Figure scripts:
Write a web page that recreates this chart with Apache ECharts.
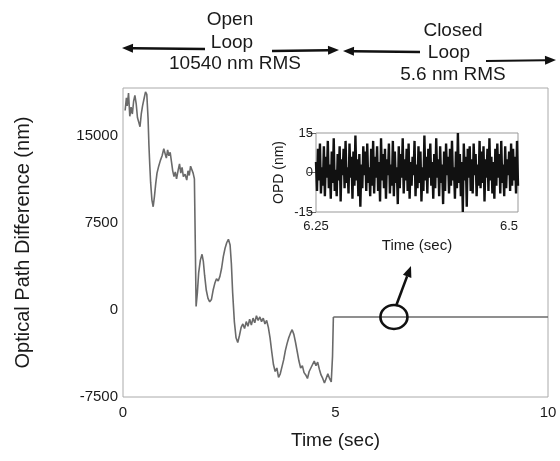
<!DOCTYPE html>
<html><head><meta charset="utf-8">
<script src="https://cdn.jsdelivr.net/npm/echarts@6/dist/echarts.min.js"></script>
<style>html,body{margin:0;padding:0;background:#fff}#c{width:560px;height:461px}</style>
</head><body><div id="c"></div>
<script>
// ---- data: [time (s), OPD (nm)] ----
const openLoopPoints = [
[0.05,17200],[0.08,18300],[0.10,17600],[0.13,18700],[0.16,16700],[0.19,17500],[0.22,16900],[0.25,18000],
[0.28,18500],[0.31,17800],[0.34,16600],[0.37,16200],[0.40,15800],[0.43,16900],[0.46,17600],[0.50,18300],
[0.53,18800],[0.56,18600],[0.59,16500],[0.61,14200],[0.63,12500],[0.65,11000],[0.68,9500],[0.71,8900],
[0.74,9800],[0.77,10900],[0.80,11800],[0.84,12400],[0.88,12900],[0.92,13300],[0.96,13900],[0.99,13500],
[1.02,13100],[1.05,13800],[1.08,13300],[1.11,13600],[1.14,12800],[1.17,12000],[1.20,11500],[1.23,11900],
[1.26,11300],[1.30,12100],[1.33,12600],[1.36,11800],[1.39,12300],[1.42,11500],[1.46,11700],[1.50,11200],
[1.53,12000],[1.56,11600],[1.59,12400],[1.62,12300],[1.65,11800],[1.68,11300],[1.70,6000],[1.72,300],
[1.75,1500],[1.78,3200],[1.82,4300],[1.86,4800],[1.89,4200],[1.92,3000],[1.96,1700],[2.00,1000],
[2.04,700],[2.08,900],[2.12,1700],[2.16,2300],[2.20,2700],[2.24,2500],[2.28,2900],[2.32,3600],
[2.36,4600],[2.40,5300],[2.44,5800],[2.48,6100],[2.52,5600],[2.55,4000],[2.58,1500],[2.62,-1000],
[2.66,-2400],[2.70,-2800],[2.74,-2200],[2.78,-1500],[2.82,-1200],[2.86,-1600],[2.90,-1000],[2.94,-1400],
[2.98,-800],[3.02,-1300],[3.06,-700],[3.10,-1100],[3.14,-500],[3.18,-900],[3.22,-600],[3.26,-1000],
[3.30,-700],[3.34,-1200],[3.38,-900],[3.42,-1500],[3.46,-2400],[3.50,-3600],[3.54,-4700],[3.58,-5300],
[3.62,-5000],[3.66,-5800],[3.70,-5500],[3.74,-4900],[3.78,-4300],[3.82,-3500],[3.86,-2900],[3.90,-2400],
[3.94,-2000],[3.98,-1700],[4.02,-2100],[4.06,-2800],[4.10,-3600],[4.14,-4400],[4.18,-5000],[4.22,-4800],
[4.26,-5400],[4.30,-5600],[4.34,-5900],[4.38,-5300],[4.42,-5000],[4.46,-4700],[4.50,-4400],[4.54,-4800],
[4.58,-4500],[4.62,-5100],[4.66,-5600],[4.70,-5900],[4.74,-6300],[4.78,-5900],[4.82,-5500],[4.86,-5900],
[4.90,-6200],[4.93,-4000],[4.95,-600]];
const closedLoopPoints = [[4.95,-600],[10,-600]];
const zoomTime = 6.375, zoomOPD = -600;   // circled closed-loop region
const insetStart = 6.25, insetEnd = 6.5;
const insetOPD = [4,-7,9,-3,11,-8,2,-5,10,-9,6,-2,12,-6,3,-10,8,-4,13,-7,
1,-9,7,-3,10,-11,5,-1,9,-6,12,-4,2,-8,11,-2,6,-10,8,-5,
14,-3,5,-9,7,-13,3,-6,10,-1,8,-7,11,-4,2,-9,9,-5,12,-8,
6,-2,10,-7,4,-11,13,-3,7,-6,9,-10,5,-1,11,-8,3,-5,12,-9,
8,-4,2,-12,10,-6,7,-2,13,-8,5,-3,9,-7,11,-10,4,-5,6,-1,
12,-9,3,-6,10,-4,8,-11,2,-7,14,-3,6,-8,9,-2,11,-5,4,-10,
7,-6,13,-2,5,-9,10,-4,3,-12,8,-7,11,-1,6,-8,9,-5,12,-3,
2,-10,8,-6,15,-4,7,-9,4,-15,11,-3,6,-13,9,-2,10,-7,5,-8,
11,-1,7,-9,3,-5,12,-6,8,-4,10,-11,5,-2,9,-7,13,-3,6,-8,
4,-10,9,-5,11,-2,7,-8,12,-4,3,-9,10,-6,5,-1,8,-7,11,-5,
9,-3,6,-8,12,-5];
const mainXTicks = {min:0, max:10, step:5};
const mainYTicks = {min:-7500, max:19140, step:7500};
const insetYTicks = {min:-15, max:15, step:15};
const openText = ['Open','Loop','10540 nm RMS'];
const closedText = ['Closed','Loop','5.6 nm RMS'];

// ---- chart ----
const FONT = 'Liberation Sans, Arial, sans-serif';
const TXT = '#1a1a1a';
const chart = echarts.init(document.getElementById('c'), null, {renderer:'canvas'});

const dt = (insetEnd-insetStart)/(insetOPD.length-1);
const insetData = insetOPD.map((v,i)=>[insetStart+i*dt, v]);

function arrow(x1,y1,x2,y2,w){ // arrow head at (x2,y2)
  const a = Math.atan2(y2-y1,x2-x1), L=11, H=4.5;
  const bx = x2-L*Math.cos(a), by = y2-L*Math.sin(a);
  return [
    {type:'line', shape:{x1:x1,y1:y1,x2:bx,y2:by}, style:{stroke:'#111', lineWidth:w||2.5}, z:10},
    {type:'polygon', shape:{points:[[x2,y2],[bx+H*Math.sin(a),by-H*Math.cos(a)],[bx-H*Math.sin(a),by+H*Math.cos(a)]]}, style:{fill:'#111'}, z:10}
  ];
}
function textLines(lines, xs, ys){
  return lines.map((s,i)=>({type:'text', x:xs[i], y:ys[i], style:{text:s, font:'19px '+FONT, fill:TXT, align:'center', verticalAlign:'middle'}, z:10}));
}

const graphic = [].concat(
  textLines(openText,[230,232,235],[20,43,64]),
  textLines(closedText,[453,449,453],[31,53,75]),
  arrow(205,49,122,48),
  arrow(272,51,339,50),
  arrow(420,52,343,51),
  arrow(486,61,556,60,2),
  arrow(396,306,411,266,2.5)
);

chart.setOption({
  animation:false,
  backgroundColor:'#fff',
  textStyle:{fontFamily:FONT},
  graphic: graphic,
  grid:[
    {left:123, right:12, top:88, bottom:64, show:true, borderColor:'#aaa', borderWidth:1, backgroundColor:'transparent'},
    {left:316, right:42, top:133, bottom:249, show:true, borderColor:'#999', borderWidth:1, backgroundColor:'#fff', z:5}
  ],
  xAxis:[
    {gridIndex:0, type:'value', min:mainXTicks.min, max:mainXTicks.max, interval:mainXTicks.step,
     axisLine:{show:false}, axisTick:{show:false}, splitLine:{show:false},
     axisLabel:{fontSize:15, color:TXT, margin:8},
     name:'Time (sec)', nameLocation:'middle', nameGap:34, nameTextStyle:{fontSize:19, color:TXT}},
    {gridIndex:1, type:'value', min:insetStart, max:insetEnd, interval:insetEnd-insetStart,
     axisLine:{show:false}, axisTick:{show:false}, splitLine:{show:false},
     axisLabel:{fontSize:13, color:TXT, margin:8, alignMaxLabel:'right', formatter:v=>String(+v.toFixed(2))},
     name:'Time (sec)', nameLocation:'middle', nameGap:26, nameTextStyle:{fontSize:15, color:TXT}, z:6}
  ],
  yAxis:[
    {gridIndex:0, type:'value', min:mainYTicks.min, max:mainYTicks.max, interval:mainYTicks.step,
     axisLine:{show:false}, axisTick:{show:false}, splitLine:{show:false},
     axisLabel:{fontSize:15, color:TXT, margin:5, showMaxLabel:false, formatter:v=>String(v)},
     name:'Optical Path Difference (nm)', nameLocation:'middle', nameGap:90, nameRotate:90,
     nameTextStyle:{fontSize:20, color:TXT}},
    {gridIndex:1, type:'value', min:insetYTicks.min, max:insetYTicks.max, interval:insetYTicks.step,
     axisLine:{show:false}, axisTick:{show:true, inside:false, length:8, lineStyle:{color:'#666'}}, splitLine:{show:false},
     axisLabel:{fontSize:13, color:TXT, margin:3},
     name:'OPD (nm)', nameLocation:'middle', nameGap:30, nameRotate:90,
     nameTextStyle:{fontSize:14, color:TXT}, z:6}
  ],
  series:[
    {type:'line', xAxisIndex:0, yAxisIndex:0, data:openLoopPoints, showSymbol:false,
     lineStyle:{color:'#6a6a6a', width:1.6}},
    {type:'line', xAxisIndex:0, yAxisIndex:0, data:closedLoopPoints, showSymbol:false,
     lineStyle:{color:'#6a6a6a', width:1.6},
     markPoint:{symbol:'circle', symbolSize:[27,24], silent:true,
       itemStyle:{color:'rgba(0,0,0,0)', borderColor:'#111', borderWidth:2.5},
       label:{show:false}, data:[{coord:[zoomTime, zoomOPD]}]}},
    {type:'line', xAxisIndex:1, yAxisIndex:1, data:insetData, showSymbol:false, z:6,
     lineStyle:{color:'#111', width:2.4}}
  ]
});
</script></body></html>
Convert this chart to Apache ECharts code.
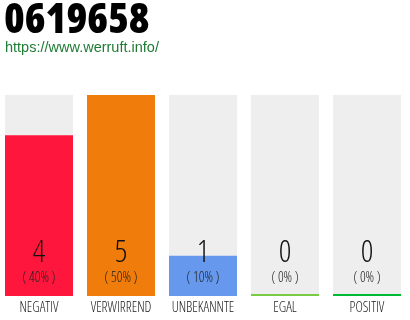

WHAT IS NEEDED:
Write out every line of the data that holds the word "Apache".

TASK RESPONSE:
Write a web page that recreates this chart with Apache ECharts.
Convert this chart to Apache ECharts code.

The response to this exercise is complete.